Однако миссис Y. рассказала и о тревожном сновидении, которое приснилось ей той же самой ночью. В этом сновидении появляется жуткая зловещая фигура мужчины, которая уже была нам знакома по ее предыдущим сновидениям. Я привожу описание этого сновидения.
На фоне мрачного пейзажа появляются смутные мужские фигуры, скрывающиеся в тени. Цвета приглушены, доминирует цветовой фон сепии. Здесь должно состояться долгожданное радостное воссоединение двух женщин. Возможно, это две сестры, долгое время бывшие в разлуке. У меня приподнятое настроение радостного ожидания.

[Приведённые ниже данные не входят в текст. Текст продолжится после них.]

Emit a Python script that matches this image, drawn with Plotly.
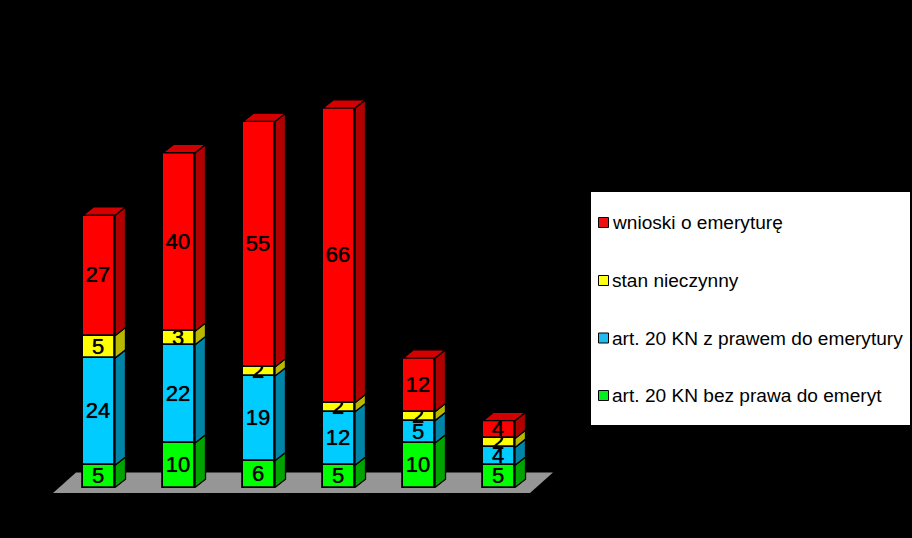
import plotly.graph_objects as go

positions = [0, 1, 2, 3, 4, 5]
series_names = ["art. 20 KN bez prawa do emeryt", "art. 20 KN z prawem do emerytury", "stan nieczynny", "wnioski o emeryturę"]
bez_prawa = [5, 10, 6, 5, 10, 5]
z_prawem = [24, 22, 19, 12, 5, 4]
nieczynny = [5, 3, 2, 2, 2, 2]
wnioski = [27, 40, 55, 66, 12, 4]
series_values = [bez_prawa, z_prawem, nieczynny, wnioski]
front_colors = ["#00ff00", "#00ccff", "#ffff00", "#ff0000"]
side_colors = ["#00a400", "#0084a8", "#b8b800", "#b00000"]
top_color = "#d40000"
legend_colors = ["#00ee22", "#22bbee", "#ffff11", "#ee1111"]

W, H = 912, 538
PX_X, PX_Y = 80.0, 4.465
X0_PX, Y0_PX = 99.0, 487.6
BAR_W = 0.4
DX, DY = 10.5 / PX_X, 8.3 / PX_Y
THICK = "0 0 0.7px #000000"

fig = go.Figure()
bases = [0] * len(positions)
for name, vals, fc, sc in zip(series_names, series_values, front_colors, side_colors):
    sx, sy = [], []
    for x, b, v in zip(positions, bases, vals):
        r = x + BAR_W / 2
        sx += [r, r + DX, r + DX, r, r, None]
        sy += [b, b + DY, b + v + DY, b + v, b, None]
    fig.add_trace(go.Scatter(x=sx, y=sy, mode="lines", fill="toself", fillcolor=sc,
                             line=dict(color="#000000", width=1.3), hoverinfo="skip", showlegend=False))
    fig.add_trace(go.Bar(x=positions, y=vals, base=bases, name=name, width=BAR_W,
                         marker=dict(color=fc, line=dict(color="#000000", width=1.8)),
                         text=vals, textposition="inside", insidetextanchor="middle",
                         textangle=0, constraintext="none",
                         insidetextfont=dict(family="Liberation Sans", size=22, color="#000000", shadow=THICK),
                         showlegend=False))
    bases = [b + v for b, v in zip(bases, vals)]

tx, ty = [], []
for x, t in zip(positions, bases):
    l, r = x - BAR_W / 2, x + BAR_W / 2
    tx += [l, l + DX, r + DX, r, l, None]
    ty += [t, t + DY, t + DY, t, t, None]
fig.add_trace(go.Scatter(x=tx, y=ty, mode="lines", fill="toself", fillcolor=top_color,
                         line=dict(color="#000000", width=1.3), hoverinfo="skip", showlegend=False))

# floor of the 3D chart
fx = [(p - X0_PX) / PX_X for p in (53, 76, 553, 530)]
fy = [(Y0_PX - p) / PX_Y for p in (493, 472.5, 472.5, 493)]
shapes = [dict(type="path", layer="below", xref="x", yref="y",
               path="M" + " L".join(f"{a},{b}" for a, b in zip(fx, fy)) + " Z",
               fillcolor="#969696", line=dict(width=0))]

# legend panel
shapes.append(dict(type="rect", xref="paper", yref="paper", x0=591 / W, x1=910 / W,
                   y0=1 - 425 / H, y1=1 - 192 / H, fillcolor="#ffffff", line=dict(width=0), layer="above"))
annotations = []
legend_y = [395.5, 338, 280.5, 222.5]
for name, col, y in zip(series_names, legend_colors, legend_y):
    shapes.append(dict(type="rect", xref="paper", yref="paper", x0=598.5 / W, x1=608.5 / W,
                       y0=1 - (y + 5) / H, y1=1 - (y - 5) / H, fillcolor=col,
                       line=dict(color="#000000", width=1), layer="above"))
    annotations.append(dict(text=name, xref="paper", yref="paper", x=612 / W, y=1 - y / H,
                            xanchor="left", yanchor="middle", showarrow=False, align="left",
                            borderpad=0, borderwidth=0,
                            font=dict(family="Liberation Sans", size=19.1, color="#000000")))

fig.update_layout(
    width=W, height=H, autosize=False, barmode="overlay", bargap=0,
    margin=dict(l=0, r=0, t=0, b=0), paper_bgcolor="#000000", plot_bgcolor="#000000",
    showlegend=False, shapes=shapes, annotations=annotations,
    xaxis=dict(range=[-X0_PX / PX_X, (W - X0_PX) / PX_X], visible=False, fixedrange=True),
    yaxis=dict(range=[(Y0_PX - H) / PX_Y, Y0_PX / PX_Y], visible=False, fixedrange=True),
)
fig.write_html("out.html", config=dict(displayModeBar=False),
               post_script="document.documentElement.style.background='#000';document.body.style.margin='0';document.body.style.background='#000';document.body.style.overflow='hidden';")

Я нахожусь в холле, над которым возвышается балкон с ведущими к нему с двух сторон лестницами. В холле появляется первая женщина. На ней костюм невероятно яркого салатового цвета. Вдруг, какая-то неясная фигура, мужчина, выпрыгивает из-за портьеры и стреляет ей в лицо из ружья! Женщина падает, ярко-зеленый цвет костюма и красный крови оказывают шокирующее воздействие. Другая женщина, полная желания встретиться со своей подругой, появляется слева на балконе. Она одета в ярко-ярко-красное. Она наклоняется, стоя на балконе, и видит тело – зеленое с красным. Она крайне потрясена и испытывает острое горе. Ее начинает рвать: целые потоки красной крови выливаются из нее, потом она падает на спину.